Thesis director (s): Antoine FRENOY

My name is Quentin FERNANDEZ DE GRADO, and I am currently in the second year of my PhD at TIMC, within the MAGe team.

Research themes

My thesis aims to enhance our knowledge of the evolutionary mechanisms impacting an organism's journey toward adaptation. First, we will study the selective pressures that shape the order of genes in operons. Second, we will investigate the evolutionary mechanisms that affect the evolution of a population's mutation rate, and the impact on the genome organization.

Keywords

Microbial evolution / Genome organization / Modeling / Metabolism/ Operon

Teachings

Biostatistics (15 hours): How to choose a statistical test, interpret its results, and use the R statistical software.

Projects

Gene order in operons:

Bacterial genomes are organized in operons, grouping multiple genes that are expressed in similar biological conditions. We study the order of genes within operons, a question that has received little attention. The specific question we ask is whether two genes catalyzing two successive reactions of a metabolic pathway are encoded in the same order within their operon than they appear within the pathway.
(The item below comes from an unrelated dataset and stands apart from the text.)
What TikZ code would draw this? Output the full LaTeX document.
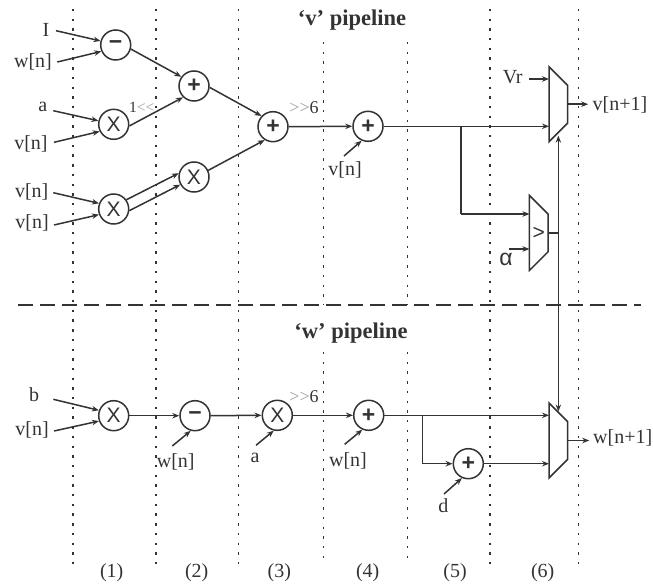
\documentclass[tikz,border=0pt]{standalone}
\usepackage{fontspec}
\setmainfont{Liberation Serif}
\setsansfont{Liberation Sans}
\usetikzlibrary{arrows.meta}
\definecolor{ink}{gray}{0.2}
\definecolor{shift}{gray}{0.62}
\newcommand{\trapez}[1]{\draw[wire] (#1.north west) -- ([yshift=-18.7pt]#1.north east) -- ([yshift=18.7pt]#1.south east) -- (#1.south west) -- cycle;}
\tikzset{
  lab/.style={inner sep=0pt,text=ink,font=\fontsize{20}{22}\selectfont},
  tinylab/.style={inner sep=0pt,text=ink,font=\fontsize{18}{20}\selectfont},
  head/.style={inner sep=0pt,text=ink,font=\fontsize{22.5}{25}\selectfont\bfseries},
  opx/.style={circle,draw=ink,line width=1.5pt,minimum size=30pt,inner sep=0pt,text=ink,font=\fontsize{21}{22}\selectfont\sffamily},
  opb/.style={opx,font=\fontsize{23}{23}\selectfont\sffamily\bfseries},
  mux/.style={rectangle,inner sep=0pt,outer sep=0pt,minimum width=18.7pt,minimum height=75pt,text=ink,font=\fontsize{21}{22}\selectfont\sffamily},
  arr/.style={draw=ink,line width=1.5pt,-{Stealth[length=7pt,width=5.5pt]}},
  wire/.style={draw=ink,line width=1.5pt},
  stage/.style={draw=ink,line width=1.5pt,dash pattern=on 2.4pt off 7.3pt},
  split/.style={draw=ink,line width=1.5pt,dash pattern=on 15pt off 7pt}
}
\begin{document}
\begin{tikzpicture}[x=1pt,y=-1pt]
\useasboundingbox (0,0) rectangle (653,588);
% stage separators
\foreach \x in {73,156,238.7,490,578.7} \draw[stage] (\x,9) -- (\x,564);
\foreach \x in {323.3,407.3} {\draw[stage] (\x,42) -- (\x,305); \draw[stage] (\x,352) -- (\x,564);}
\draw[split] (18,305) -- (641,305);
% titles
\node[head] (tv) at (352,20) {‘v’ pipeline};
\node[head] (tw) at (351,333) {‘w’ pipeline};
% v pipeline operators
\node[opb] (m1) at (115.7,45) {−};
\node[opb] (p2) at (194,86) {+};
\node[opx] (x1) at (113.7,124.3) {X};
\node[opx] (x2) at (113.7,209) {X};
\node[opx] (x3) at (194,177) {X};
\node[opb] (p3) at (273,126.7) {+};
\node[opb] (p4) at (368,126.3) {+};
\node[mux] (muxv) at (558.35,104.2) {};
\trapez{muxv}
\node[mux] (cmp) at (538.8,232.9) {>};
\trapez{cmp}
% w pipeline operators
\node[opx] (x4) at (113.7,415.7) {X};
\node[opb] (m2) at (195,415.7) {−};
\node[opx] (x5) at (277.3,415.3) {X};
\node[opb] (p5) at (368.7,415.3) {+};
\node[opb] (p6) at (468.3,463.7) {+};
\node[mux] (muxw) at (558.35,440.5) {};
\trapez{muxw}
% labels
\node[lab] (lI) at (46,30) {I};
\node[lab] (lw1) at (33,62) {w[n]};
\node[lab] (la1) at (42.7,107) {a};
\node[lab] (lv1) at (31,144) {v[n]};
\node[lab] (lv2) at (31.7,192) {v[n]};
\node[lab] (lv3) at (32,223) {v[n]};
\node[lab] (lv4) at (345,170) {v[n]};
\node[lab] (lVr) at (512.7,77) {Vr};
\node[lab,font=\fontsize{23}{24}\selectfont\sffamily] (lal) at (506,259) {α};
\node[lab] (lvo) at (620,105) {v[n+1]};
\node[tinylab,font=\fontsize{15.5}{18}\selectfont] (s1) at (141.7,107) {1\textcolor{shift}{<{}<}};
\node[tinylab] (s2) at (304,108) {\textcolor{shift}{>{}>}6};
\node[tinylab] (s3) at (304,396.7) {\textcolor{shift}{>{}>}6};
\node[lab] (lb) at (34,395) {b};
\node[lab] (lv5) at (32,430) {v[n]};
\node[lab] (lw2) at (175.7,462) {w[n]};
\node[lab] (la2) at (255,458) {a};
\node[lab] (lw3) at (348,460.7) {w[n]};
\node[lab] (ld) at (443.3,506) {d};
\node[lab] (lwo) at (622.7,438) {w[n+1]};
\node[lab] (n1) at (111.7,573) {(1)};
\node[lab] (n2) at (196.7,573) {(2)};
\node[lab] (n3) at (279.3,573) {(3)};
\node[lab] (n4) at (367.7,573) {(4)};
\node[lab] (n5) at (455,573) {(5)};
\node[lab] (n6) at (542.7,573) {(6)};
% free ends of input arrows
\coordinate (tI) at (56,30.7);
\coordinate (tw1) at (57.3,62);
\coordinate (ta1) at (53.3,110.7);
\coordinate (tv1) at (54,142.3);
\coordinate (tv2) at (53.3,192.7);
\coordinate (tv3) at (54,225);
\coordinate (tv4) at (344,156);
\coordinate (tVr) at (529.3,79);
\coordinate (tal) at (509,249);
\coordinate (tb) at (53.3,399.3);
\coordinate (tv5) at (54,431);
\coordinate (tw2) at (172.3,446);
\coordinate (ta2) at (256,445.3);
\coordinate (tw3) at (344.7,444.3);
\coordinate (td) at (444,494);
\coordinate (br1) at (461,126.3);
\coordinate (br2) at (461,214);
\coordinate (br3) at (422.7,415.3);
\coordinate (br4) at (422.7,463.7);
\coordinate (sel1) at ([yshift=6pt]muxv.south);
\coordinate (sel2) at ([yshift=-8.5pt]muxw.north);
% v pipeline connectors
\draw[arr] (tI) -- (m1.165);
\draw[arr] (tw1) -- (m1.204);
\draw[arr] (ta1) -- (x1.167);
\draw[arr] (tv1) -- (x1.207);
\draw[arr] (tv2) -- (x2.159);
\draw[arr] (tv3) -- (x2.201);
\draw[arr] (m1.-15) -- (p2.144);
\draw[arr] (x1.-6) -- (p2.226);
\draw[arr] (x2.36) -- (x3.166);
\draw[arr] (x2.-6) -- (x3.209);
\draw[arr] (p2.-5) -- (p3.137);
\draw[arr] (x3.25) -- (p3.238);
\draw[arr] (p3.east) -- (p4.west);
\draw[arr] (tv4) -- (p4.246);
\draw[arr] (p4.east) -- (p4.east -| muxv.west);
\draw[wire] (br1) -- (br2);
\draw[arr] (br2) -- (br2 -| cmp.west);
\draw[arr] (tVr) -- (tVr -| muxv.west);
\draw[arr] (tal) -- (tal -| cmp.west);
\draw[arr] (muxv.east) -- ++(20.5,0);
\draw[wire] (cmp.east) -- (cmp.east -| muxv.south);
\draw[draw=ink,line width=1.5pt,{Stealth[length=7pt,width=5.5pt]}-{Stealth[length=7pt,width=5.5pt]}] (sel1) -- (sel2);
% w pipeline connectors
\draw[arr] (tb) -- (x4.160);
\draw[arr] (tv5) -- (x4.200);
\draw[arr] (x4.east) -- (m2.west);
\draw[arr] (m2.east) -- (x5.west);
\draw[arr] (x5.east) -- (p5.west);
\draw[arr] (tw2) -- (m2.254);
\draw[arr] (ta2) -- (x5.257);
\draw[arr] (tw3) -- (p5.246);
\draw[arr] (p5.east) -- (p5.east -| muxw.west);
\draw[wire] (br3) -- (br4);
\draw[arr] (br4) -- (p6.west);
\draw[arr] (p6.east) -- (p6.east -| muxw.west);
\draw[arr] (td) -- (p6.246);
\draw[arr] (muxw.east) -- ++(21.5,0);
\end{tikzpicture}
\end{document}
A pioneer study has shown 15 years ago that the answer is yes for more than half of such gene pairs, and suggested a mechanism leading to a selection pressure for coding genes in this order. On the opposite, in this work we are looking for selection pressures which could explain why a significant amount of gene pairs are encoded in the invert genetic order.

For all metabolic operons of E. coli, we computed several features which could directly or indirectly reflect the benefit of the invert genetic order, such as essentiality of each gene, fitness defect associated with knockout or over-expression of each gene, average expression level of the operon, potential toxicity of the intermediate metabolite between the two reactions, and conservation of the genes in their order in other organisms.

We found that fitness defect caused by knockout of the downstream gene within the pathway is significantly associated with the inverse gene order (in which this downstream gene is encoded first in the operon), suggesting that this inverse order arises from a selection pressure for strong and robust expression of the downstream gene. We postulate that in some pathways, this selection pressure could be caused by the toxicity of the intermediate metabolite, leading to a benefit in stronger and more robust expression of the gene which consumes the metabolite than the gene which produces it.